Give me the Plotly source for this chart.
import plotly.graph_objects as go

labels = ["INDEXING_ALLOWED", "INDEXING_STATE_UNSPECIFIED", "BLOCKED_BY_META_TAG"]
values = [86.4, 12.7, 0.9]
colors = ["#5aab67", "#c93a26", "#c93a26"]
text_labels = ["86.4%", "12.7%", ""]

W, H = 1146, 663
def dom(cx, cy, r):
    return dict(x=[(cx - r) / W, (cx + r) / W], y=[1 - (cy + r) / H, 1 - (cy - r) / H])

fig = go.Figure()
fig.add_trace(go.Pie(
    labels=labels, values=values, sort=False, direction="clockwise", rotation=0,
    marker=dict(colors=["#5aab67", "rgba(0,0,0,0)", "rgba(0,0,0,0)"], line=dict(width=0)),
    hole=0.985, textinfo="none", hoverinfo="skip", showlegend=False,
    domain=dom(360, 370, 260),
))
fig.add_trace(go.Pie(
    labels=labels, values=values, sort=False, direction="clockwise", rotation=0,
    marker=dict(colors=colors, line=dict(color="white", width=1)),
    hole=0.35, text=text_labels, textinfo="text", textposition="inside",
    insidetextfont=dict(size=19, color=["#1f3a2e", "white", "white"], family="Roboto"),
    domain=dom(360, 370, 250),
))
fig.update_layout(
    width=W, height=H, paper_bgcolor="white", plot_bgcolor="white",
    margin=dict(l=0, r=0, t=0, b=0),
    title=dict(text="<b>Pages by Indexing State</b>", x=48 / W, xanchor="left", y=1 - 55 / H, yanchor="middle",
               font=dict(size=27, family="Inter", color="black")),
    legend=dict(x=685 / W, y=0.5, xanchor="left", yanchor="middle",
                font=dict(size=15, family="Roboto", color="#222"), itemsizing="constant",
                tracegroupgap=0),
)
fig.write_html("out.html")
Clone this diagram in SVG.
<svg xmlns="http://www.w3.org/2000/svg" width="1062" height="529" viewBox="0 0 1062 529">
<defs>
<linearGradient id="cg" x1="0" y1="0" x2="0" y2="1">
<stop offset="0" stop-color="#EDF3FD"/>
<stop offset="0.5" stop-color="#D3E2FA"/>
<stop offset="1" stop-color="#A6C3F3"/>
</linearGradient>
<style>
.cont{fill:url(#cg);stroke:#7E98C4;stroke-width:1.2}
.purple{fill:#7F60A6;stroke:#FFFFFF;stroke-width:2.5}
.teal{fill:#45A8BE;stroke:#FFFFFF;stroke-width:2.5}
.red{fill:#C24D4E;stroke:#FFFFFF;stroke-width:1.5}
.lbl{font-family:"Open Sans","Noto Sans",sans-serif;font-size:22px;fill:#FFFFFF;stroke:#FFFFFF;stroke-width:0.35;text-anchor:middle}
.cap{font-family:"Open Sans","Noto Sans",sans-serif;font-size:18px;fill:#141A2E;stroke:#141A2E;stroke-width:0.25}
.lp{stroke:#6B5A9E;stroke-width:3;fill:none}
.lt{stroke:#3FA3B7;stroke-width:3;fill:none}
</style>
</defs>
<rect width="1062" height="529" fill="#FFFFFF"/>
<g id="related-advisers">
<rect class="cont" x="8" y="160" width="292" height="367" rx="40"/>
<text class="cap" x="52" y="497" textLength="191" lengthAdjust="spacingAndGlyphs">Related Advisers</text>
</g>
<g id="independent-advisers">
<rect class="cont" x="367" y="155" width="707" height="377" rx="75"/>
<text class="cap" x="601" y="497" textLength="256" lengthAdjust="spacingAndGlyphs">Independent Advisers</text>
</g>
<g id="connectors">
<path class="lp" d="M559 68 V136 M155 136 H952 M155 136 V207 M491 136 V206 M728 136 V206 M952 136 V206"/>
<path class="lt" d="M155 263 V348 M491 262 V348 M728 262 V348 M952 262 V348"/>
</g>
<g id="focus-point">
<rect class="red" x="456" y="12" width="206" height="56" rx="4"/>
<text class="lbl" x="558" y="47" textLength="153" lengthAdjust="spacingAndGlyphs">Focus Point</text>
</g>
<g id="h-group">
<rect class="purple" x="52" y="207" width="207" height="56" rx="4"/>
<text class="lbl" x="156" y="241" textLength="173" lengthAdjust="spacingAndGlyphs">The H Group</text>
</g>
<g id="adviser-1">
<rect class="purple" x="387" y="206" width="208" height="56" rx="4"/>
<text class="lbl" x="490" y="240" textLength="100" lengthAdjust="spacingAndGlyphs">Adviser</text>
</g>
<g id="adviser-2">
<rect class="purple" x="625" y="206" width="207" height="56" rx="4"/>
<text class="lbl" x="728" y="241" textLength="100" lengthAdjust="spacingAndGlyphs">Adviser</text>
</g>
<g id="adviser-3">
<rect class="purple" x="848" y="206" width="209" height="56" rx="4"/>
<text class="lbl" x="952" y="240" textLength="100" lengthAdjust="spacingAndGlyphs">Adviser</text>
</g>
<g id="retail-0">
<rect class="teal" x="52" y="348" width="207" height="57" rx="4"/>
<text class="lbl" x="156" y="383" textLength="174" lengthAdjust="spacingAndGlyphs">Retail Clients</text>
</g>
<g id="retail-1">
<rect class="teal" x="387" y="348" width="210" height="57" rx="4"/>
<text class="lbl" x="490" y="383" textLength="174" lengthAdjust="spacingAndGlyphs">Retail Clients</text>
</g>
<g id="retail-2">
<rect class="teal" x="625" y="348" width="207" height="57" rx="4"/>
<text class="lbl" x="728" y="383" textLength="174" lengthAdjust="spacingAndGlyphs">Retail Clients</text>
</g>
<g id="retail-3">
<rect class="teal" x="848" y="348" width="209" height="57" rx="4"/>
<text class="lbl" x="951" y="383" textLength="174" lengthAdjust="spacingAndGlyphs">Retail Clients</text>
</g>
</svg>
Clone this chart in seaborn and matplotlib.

[Exercise aim]
Write down the full listing again, exactly.

[Response]
Give me the Plotly source for this chart.
import plotly.graph_objects as go

labels = ["INDEXING_ALLOWED", "INDEXING_STATE_UNSPECIFIED", "BLOCKED_BY_META_TAG"]
values = [86.4, 12.7, 0.9]
colors = ["#5aab67", "#c93a26", "#c93a26"]
text_labels = ["86.4%", "12.7%", ""]

W, H = 1146, 663
def dom(cx, cy, r):
    return dict(x=[(cx - r) / W, (cx + r) / W], y=[1 - (cy + r) / H, 1 - (cy - r) / H])

fig = go.Figure()
fig.add_trace(go.Pie(
    labels=labels, values=values, sort=False, direction="clockwise", rotation=0,
    marker=dict(colors=["#5aab67", "rgba(0,0,0,0)", "rgba(0,0,0,0)"], line=dict(width=0)),
    hole=0.985, textinfo="none", hoverinfo="skip", showlegend=False,
    domain=dom(360, 370, 260),
))
fig.add_trace(go.Pie(
    labels=labels, values=values, sort=False, direction="clockwise", rotation=0,
    marker=dict(colors=colors, line=dict(color="white", width=1)),
    hole=0.35, text=text_labels, textinfo="text", textposition="inside",
    insidetextfont=dict(size=19, color=["#1f3a2e", "white", "white"], family="Roboto"),
    domain=dom(360, 370, 250),
))
fig.update_layout(
    width=W, height=H, paper_bgcolor="white", plot_bgcolor="white",
    margin=dict(l=0, r=0, t=0, b=0),
    title=dict(text="<b>Pages by Indexing State</b>", x=48 / W, xanchor="left", y=1 - 55 / H, yanchor="middle",
               font=dict(size=27, family="Inter", color="black")),
    legend=dict(x=685 / W, y=0.5, xanchor="left", yanchor="middle",
                font=dict(size=15, family="Roboto", color="#222"), itemsizing="constant",
                tracegroupgap=0),
)
fig.write_html("out.html")
Clone this diagram in SVG.
<svg xmlns="http://www.w3.org/2000/svg" width="1062" height="529" viewBox="0 0 1062 529">
<defs>
<linearGradient id="cg" x1="0" y1="0" x2="0" y2="1">
<stop offset="0" stop-color="#EDF3FD"/>
<stop offset="0.5" stop-color="#D3E2FA"/>
<stop offset="1" stop-color="#A6C3F3"/>
</linearGradient>
<style>
.cont{fill:url(#cg);stroke:#7E98C4;stroke-width:1.2}
.purple{fill:#7F60A6;stroke:#FFFFFF;stroke-width:2.5}
.teal{fill:#45A8BE;stroke:#FFFFFF;stroke-width:2.5}
.red{fill:#C24D4E;stroke:#FFFFFF;stroke-width:1.5}
.lbl{font-family:"Open Sans","Noto Sans",sans-serif;font-size:22px;fill:#FFFFFF;stroke:#FFFFFF;stroke-width:0.35;text-anchor:middle}
.cap{font-family:"Open Sans","Noto Sans",sans-serif;font-size:18px;fill:#141A2E;stroke:#141A2E;stroke-width:0.25}
.lp{stroke:#6B5A9E;stroke-width:3;fill:none}
.lt{stroke:#3FA3B7;stroke-width:3;fill:none}
</style>
</defs>
<rect width="1062" height="529" fill="#FFFFFF"/>
<g id="related-advisers">
<rect class="cont" x="8" y="160" width="292" height="367" rx="40"/>
<text class="cap" x="52" y="497" textLength="191" lengthAdjust="spacingAndGlyphs">Related Advisers</text>
</g>
<g id="independent-advisers">
<rect class="cont" x="367" y="155" width="707" height="377" rx="75"/>
<text class="cap" x="601" y="497" textLength="256" lengthAdjust="spacingAndGlyphs">Independent Advisers</text>
</g>
<g id="connectors">
<path class="lp" d="M559 68 V136 M155 136 H952 M155 136 V207 M491 136 V206 M728 136 V206 M952 136 V206"/>
<path class="lt" d="M155 263 V348 M491 262 V348 M728 262 V348 M952 262 V348"/>
</g>
<g id="focus-point">
<rect class="red" x="456" y="12" width="206" height="56" rx="4"/>
<text class="lbl" x="558" y="47" textLength="153" lengthAdjust="spacingAndGlyphs">Focus Point</text>
</g>
<g id="h-group">
<rect class="purple" x="52" y="207" width="207" height="56" rx="4"/>
<text class="lbl" x="156" y="241" textLength="173" lengthAdjust="spacingAndGlyphs">The H Group</text>
</g>
<g id="adviser-1">
<rect class="purple" x="387" y="206" width="208" height="56" rx="4"/>
<text class="lbl" x="490" y="240" textLength="100" lengthAdjust="spacingAndGlyphs">Adviser</text>
</g>
<g id="adviser-2">
<rect class="purple" x="625" y="206" width="207" height="56" rx="4"/>
<text class="lbl" x="728" y="241" textLength="100" lengthAdjust="spacingAndGlyphs">Adviser</text>
</g>
<g id="adviser-3">
<rect class="purple" x="848" y="206" width="209" height="56" rx="4"/>
<text class="lbl" x="952" y="240" textLength="100" lengthAdjust="spacingAndGlyphs">Adviser</text>
</g>
<g id="retail-0">
<rect class="teal" x="52" y="348" width="207" height="57" rx="4"/>
<text class="lbl" x="156" y="383" textLength="174" lengthAdjust="spacingAndGlyphs">Retail Clients</text>
</g>
<g id="retail-1">
<rect class="teal" x="387" y="348" width="210" height="57" rx="4"/>
<text class="lbl" x="490" y="383" textLength="174" lengthAdjust="spacingAndGlyphs">Retail Clients</text>
</g>
<g id="retail-2">
<rect class="teal" x="625" y="348" width="207" height="57" rx="4"/>
<text class="lbl" x="728" y="383" textLength="174" lengthAdjust="spacingAndGlyphs">Retail Clients</text>
</g>
<g id="retail-3">
<rect class="teal" x="848" y="348" width="209" height="57" rx="4"/>
<text class="lbl" x="951" y="383" textLength="174" lengthAdjust="spacingAndGlyphs">Retail Clients</text>
</g>
</svg>
Clone this chart in seaborn and matplotlib.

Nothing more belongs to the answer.